CHARLESTON, S.C. (WCBD)- The intersection of Bogard Street and Coming Street in downtown Charleston is being described as a “racetrack.”
Neighbors in Cannonborough-Elliotborough say that cars are travelling over the speed limit through the intersection and want traffic calming measures put in place.
“It’s a pretty crazy intersection,” said James London, the owner of Chubby Fish restaurant.
“The whole neighborhood has always spoken about that intersection,” said Will Greene, the Vice President of the Cannonborough-Elliotborough Neighborhood Association.
According to the City of Charleston, the posted speed limit on Coming Street is 25 miles per hour. London and Greene say that cars are going a lot faster.
“You know it’s a major exit for Charleston and we have a lot of pedestrians walking to the restaurant, walking from the restaurant and walking around the neighborhood. It’s a very dangerous situation,” said London.

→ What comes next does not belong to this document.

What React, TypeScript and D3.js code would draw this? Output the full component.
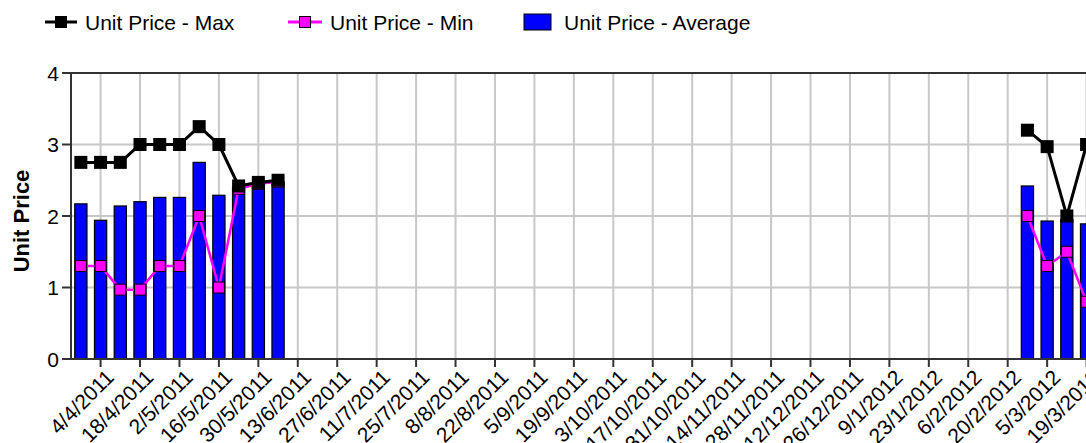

London and Greene have seen many close calls with cars almost hitting pedestrians.
“We’ve seen car wrecks. Knock on wood I have not seen a pedestrian hit yet. At nighttime it’s a very poorly lit intersection,” said London. “There’s not a lot of streetlights and so it’s tough for people who are flying down the street to be able to see people who are walking across the street.”
Residents want to have another stop sign put up on Coming Street or traffic lights at the intersection alerting drivers to slow down for people walking or biking.
Neighbors also say that turning onto Coming Street from either side of Bogard Street is difficult with cars moving fast as well as blind spots like these.
Charleston Police Department (CPD) says that neighbors brought their concerns to the department at a community meeting. CPD says that the area has been monitored since then and that they encourage residents to continue contacting officials about issues.
Greene says that he wants to start toward a solution soon and for residents to take their concerns to officials.
“I would say take action before something terrible happens to somebody unnecessarily. You have to be careful walking across that way,” said Greene. “Hopefully we can work together with city and state officials to get something done.”